The Tina libraries are written in C. This section has been written with the view of trying to define some reasonable rules of thumb for efficient use of that language. It is primarily intended for naive C programmers, but competent programmers may find some of our opinions `interesting' if they have not explicitly thought about the way they use the language previously 2.1. All rules of thumb are expected to have exceptions in specific circumstances , unless preceeded by ``ALWAYS'' or ``NEVER''.

Serious software engineers may insist that software must always be formally designed before coding. However, in the area of algorithm development, the final form of a piece of software cannot be envisaged until enough research has been done to define the algorithm. This is an obvious problem for people new to the research area who will need to try a few things out before settling on an approach. However, the situation also applies equally where the research has generated an unexpected result. At any stage, deciding to redesign and rewrite the software raises the possibility of introducing new errors, abandoning the effort already expended in debugging. If we acccept that algorithm testing should ALWAYS drive the deign of software (not pre-conceptions), this inevitably leads to the need for an approach which supports rapid incremental modification and puts less emphasis on a-priori design.

The C programming language has some very useful properties with respect to approaches to software development which require gradual change. In particular, the language is so flexible that it is generally possible to identify a continuous development path between any one specification of function and any other. This flexibility can be directly attributed to the separation between the sequential form of functions and data structures (and can be lost once some object oriented approaches are adopted). This can be used for the purposes of either algorithmic variant evaluation or general improvement and minimises the time required for subsequent de-bugging (see Debugging below). This flexibility supports maximal reuse of existing software and easy integration of packages.

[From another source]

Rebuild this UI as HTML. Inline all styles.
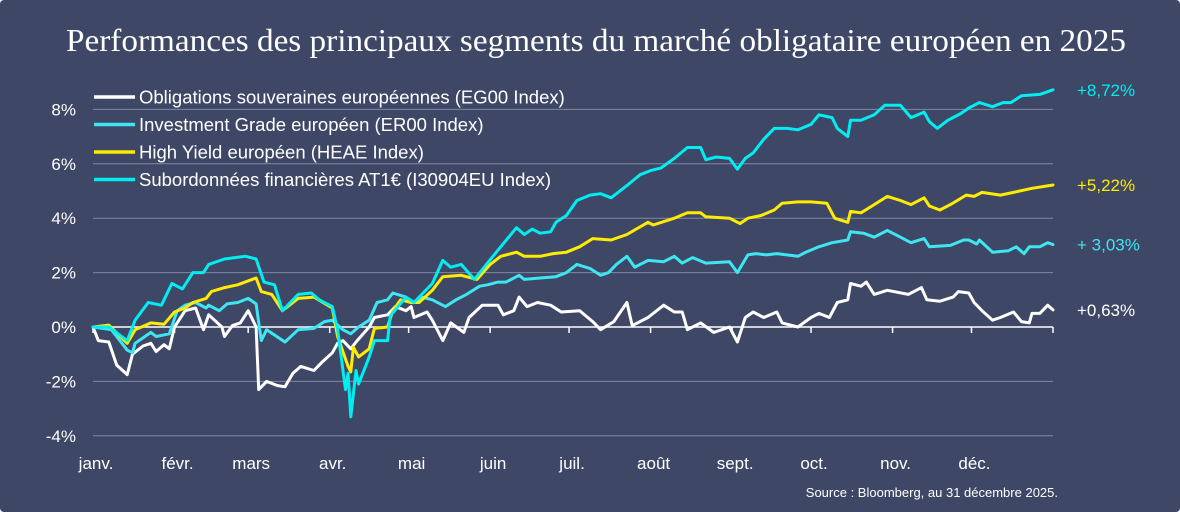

Anything which adds overhead to the development cyle has to be weighed according to its utitlity and impact upon research productivity. It is because of this that conventional software design methodologies (as found on large scale industrial projects), which use formalised ways for programmers to contribute towards a software product via a rigid versioning system, are not necessarily appropriate for research software development. However, formal design methods and version control of software are not necessary on research projects provided that you follow some simple rules. These rules basically involve following common sense programming practice; regular backups and testing software modifications before inclusion into common libraries (See Appendix A). It also helps to have some guidelines for good programming practice.

So what constitutes good programming? Well it certainly isn't exploring all of the various complexities of the language, or minimising the total line count by embedding several statements within one line. This may be considered fun but is not particularly productive. It is our opinion that the main goal of algorithmic reasearch is not the generation of cleverly defined software, but a more fundamental understanding of how to extract information from data. Good programming must result in software that others can understand, use and potentially modify. Good programming is well defined by the phrase ``KEEP IT SIMPLE STUPID'', while at the same time adopting a development methodology which will ultimately eliminate the maximum number of bugs. Keeping your software simple is ALWAYS the best method of ensuring others can understand it. So don't try to be too clever, reserve that for the algorithms not the software design.